Find all lines in the listing that include the word "this", then copy them.

======== Data extract ========

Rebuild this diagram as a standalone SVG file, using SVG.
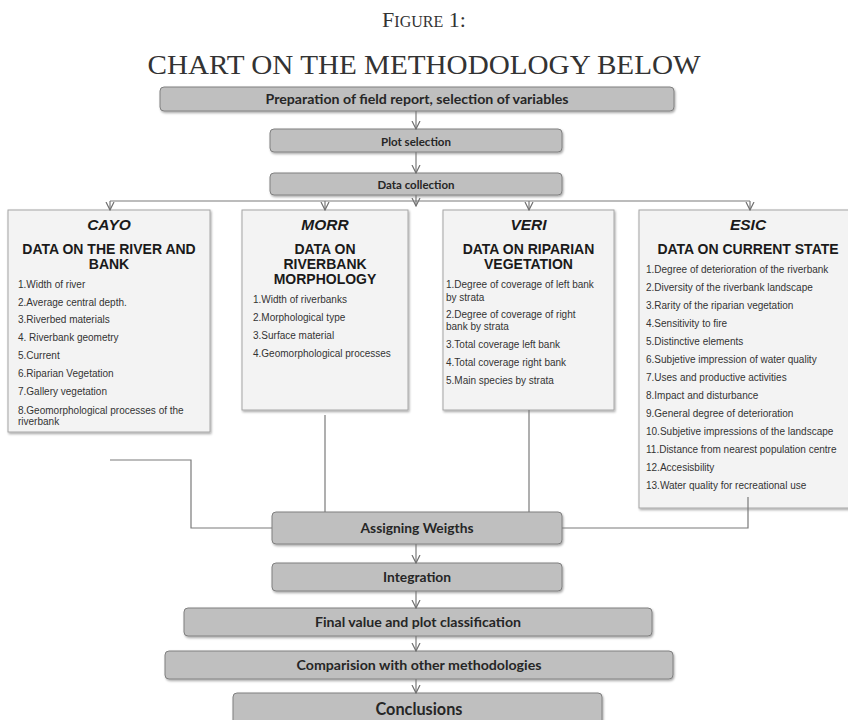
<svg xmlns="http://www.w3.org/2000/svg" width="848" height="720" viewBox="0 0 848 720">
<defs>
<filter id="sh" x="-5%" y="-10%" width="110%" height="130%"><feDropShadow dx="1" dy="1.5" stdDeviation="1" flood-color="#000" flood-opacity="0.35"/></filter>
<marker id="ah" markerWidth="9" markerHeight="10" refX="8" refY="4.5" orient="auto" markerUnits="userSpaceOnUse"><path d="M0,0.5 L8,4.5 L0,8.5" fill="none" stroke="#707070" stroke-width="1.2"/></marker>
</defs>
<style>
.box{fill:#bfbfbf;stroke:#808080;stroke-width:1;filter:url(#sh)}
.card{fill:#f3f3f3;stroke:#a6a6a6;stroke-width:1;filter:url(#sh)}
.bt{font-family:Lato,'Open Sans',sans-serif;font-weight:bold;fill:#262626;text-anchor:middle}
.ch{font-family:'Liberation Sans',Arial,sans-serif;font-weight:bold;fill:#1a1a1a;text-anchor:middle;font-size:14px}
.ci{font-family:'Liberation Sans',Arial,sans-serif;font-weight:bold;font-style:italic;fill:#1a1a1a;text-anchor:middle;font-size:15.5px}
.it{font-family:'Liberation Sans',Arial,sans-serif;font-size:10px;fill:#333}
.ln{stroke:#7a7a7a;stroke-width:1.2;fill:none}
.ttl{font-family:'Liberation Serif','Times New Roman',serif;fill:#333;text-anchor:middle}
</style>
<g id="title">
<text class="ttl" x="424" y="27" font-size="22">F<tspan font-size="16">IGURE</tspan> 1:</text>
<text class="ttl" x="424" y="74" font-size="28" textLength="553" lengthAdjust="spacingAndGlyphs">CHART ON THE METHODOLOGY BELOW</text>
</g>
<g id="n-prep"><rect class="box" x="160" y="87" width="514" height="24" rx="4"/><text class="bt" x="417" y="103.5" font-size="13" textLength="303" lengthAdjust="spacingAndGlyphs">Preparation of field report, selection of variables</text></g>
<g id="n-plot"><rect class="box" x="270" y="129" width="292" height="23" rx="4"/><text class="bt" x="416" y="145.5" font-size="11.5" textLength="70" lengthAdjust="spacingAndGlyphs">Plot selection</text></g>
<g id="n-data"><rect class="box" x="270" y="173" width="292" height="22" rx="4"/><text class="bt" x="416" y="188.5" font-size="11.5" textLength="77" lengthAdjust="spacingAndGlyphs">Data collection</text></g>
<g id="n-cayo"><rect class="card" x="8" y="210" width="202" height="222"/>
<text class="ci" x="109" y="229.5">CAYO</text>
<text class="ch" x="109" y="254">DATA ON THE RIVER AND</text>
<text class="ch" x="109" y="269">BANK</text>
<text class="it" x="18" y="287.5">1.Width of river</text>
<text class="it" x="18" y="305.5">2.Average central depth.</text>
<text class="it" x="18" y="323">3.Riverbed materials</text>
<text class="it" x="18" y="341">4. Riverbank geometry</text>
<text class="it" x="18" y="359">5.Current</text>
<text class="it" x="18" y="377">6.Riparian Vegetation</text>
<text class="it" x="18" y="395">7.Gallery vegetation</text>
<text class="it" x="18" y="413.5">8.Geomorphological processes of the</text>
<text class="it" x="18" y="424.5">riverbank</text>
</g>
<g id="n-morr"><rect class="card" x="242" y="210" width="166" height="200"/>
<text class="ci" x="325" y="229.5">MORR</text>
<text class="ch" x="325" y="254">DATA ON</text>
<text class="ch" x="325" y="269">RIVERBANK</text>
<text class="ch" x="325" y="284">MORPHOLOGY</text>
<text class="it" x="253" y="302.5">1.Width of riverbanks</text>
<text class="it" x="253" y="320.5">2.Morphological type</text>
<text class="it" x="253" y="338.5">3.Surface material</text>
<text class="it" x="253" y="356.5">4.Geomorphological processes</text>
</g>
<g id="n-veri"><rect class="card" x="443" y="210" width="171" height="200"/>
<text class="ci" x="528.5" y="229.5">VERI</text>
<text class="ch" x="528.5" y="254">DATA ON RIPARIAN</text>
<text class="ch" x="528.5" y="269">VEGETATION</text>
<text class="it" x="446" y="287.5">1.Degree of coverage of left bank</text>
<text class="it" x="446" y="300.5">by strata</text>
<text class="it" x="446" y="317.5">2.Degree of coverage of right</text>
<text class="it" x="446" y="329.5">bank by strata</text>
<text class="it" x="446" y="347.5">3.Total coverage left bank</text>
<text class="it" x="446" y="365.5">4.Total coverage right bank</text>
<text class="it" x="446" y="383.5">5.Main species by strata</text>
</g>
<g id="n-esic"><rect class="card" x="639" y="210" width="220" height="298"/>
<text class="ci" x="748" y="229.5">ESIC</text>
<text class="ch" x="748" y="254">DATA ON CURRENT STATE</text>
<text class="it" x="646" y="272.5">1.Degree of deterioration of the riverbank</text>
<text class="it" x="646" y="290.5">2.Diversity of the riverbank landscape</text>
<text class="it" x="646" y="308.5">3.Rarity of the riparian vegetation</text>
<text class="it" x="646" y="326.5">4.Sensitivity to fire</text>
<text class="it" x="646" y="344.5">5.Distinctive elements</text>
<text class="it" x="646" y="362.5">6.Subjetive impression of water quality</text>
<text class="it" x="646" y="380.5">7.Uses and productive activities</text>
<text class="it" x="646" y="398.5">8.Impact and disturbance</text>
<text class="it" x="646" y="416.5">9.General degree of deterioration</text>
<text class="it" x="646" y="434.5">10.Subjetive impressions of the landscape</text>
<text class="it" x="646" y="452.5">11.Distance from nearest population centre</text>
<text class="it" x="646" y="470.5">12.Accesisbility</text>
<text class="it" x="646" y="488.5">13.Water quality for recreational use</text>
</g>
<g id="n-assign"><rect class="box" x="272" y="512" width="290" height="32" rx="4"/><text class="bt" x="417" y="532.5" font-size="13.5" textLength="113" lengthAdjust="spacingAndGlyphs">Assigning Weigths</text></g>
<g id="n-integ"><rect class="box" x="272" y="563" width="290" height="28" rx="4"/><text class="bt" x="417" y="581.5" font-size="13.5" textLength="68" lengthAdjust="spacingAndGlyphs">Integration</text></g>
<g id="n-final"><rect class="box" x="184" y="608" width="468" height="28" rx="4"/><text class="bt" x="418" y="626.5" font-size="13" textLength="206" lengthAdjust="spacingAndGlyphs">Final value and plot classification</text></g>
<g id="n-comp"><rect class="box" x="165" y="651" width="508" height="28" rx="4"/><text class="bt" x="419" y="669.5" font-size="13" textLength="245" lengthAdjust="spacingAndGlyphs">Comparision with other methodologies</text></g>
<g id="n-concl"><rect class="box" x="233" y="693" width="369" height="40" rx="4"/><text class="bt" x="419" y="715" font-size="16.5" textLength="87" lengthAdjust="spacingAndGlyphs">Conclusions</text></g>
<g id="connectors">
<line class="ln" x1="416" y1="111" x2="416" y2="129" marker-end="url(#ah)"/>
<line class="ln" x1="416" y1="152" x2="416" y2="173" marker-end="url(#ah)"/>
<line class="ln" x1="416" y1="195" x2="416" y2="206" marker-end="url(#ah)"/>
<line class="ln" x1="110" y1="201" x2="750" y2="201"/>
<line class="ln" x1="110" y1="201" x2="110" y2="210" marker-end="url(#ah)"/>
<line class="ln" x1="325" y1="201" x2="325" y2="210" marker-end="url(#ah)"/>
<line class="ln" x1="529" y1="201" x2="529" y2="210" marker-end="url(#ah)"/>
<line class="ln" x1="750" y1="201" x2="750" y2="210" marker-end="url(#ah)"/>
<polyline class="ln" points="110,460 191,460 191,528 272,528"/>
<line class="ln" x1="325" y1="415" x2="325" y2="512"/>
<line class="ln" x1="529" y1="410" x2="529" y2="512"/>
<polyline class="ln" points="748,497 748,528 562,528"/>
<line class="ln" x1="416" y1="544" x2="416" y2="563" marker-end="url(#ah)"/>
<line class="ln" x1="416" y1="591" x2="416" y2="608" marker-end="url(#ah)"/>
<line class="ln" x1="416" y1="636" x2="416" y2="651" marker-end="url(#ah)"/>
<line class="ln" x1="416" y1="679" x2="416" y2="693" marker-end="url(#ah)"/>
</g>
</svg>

========
======== Data extract ========

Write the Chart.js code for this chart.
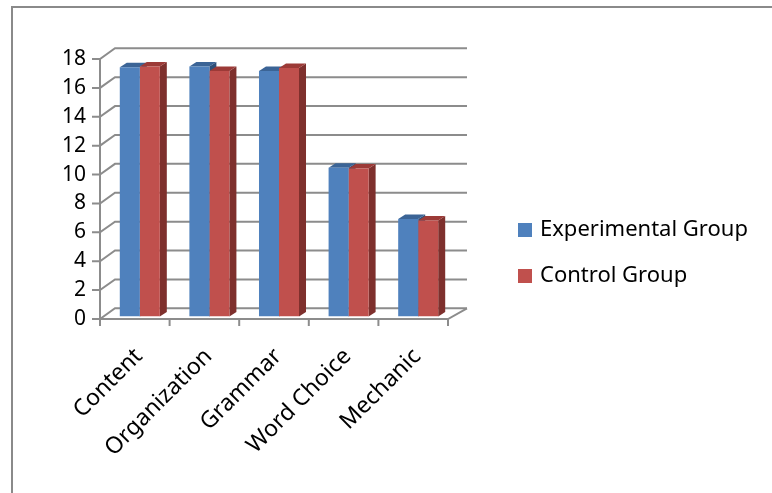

========

- Right answer:
Rebuild this diagram as a standalone SVG file, using SVG.
Write the Chart.js code for this chart.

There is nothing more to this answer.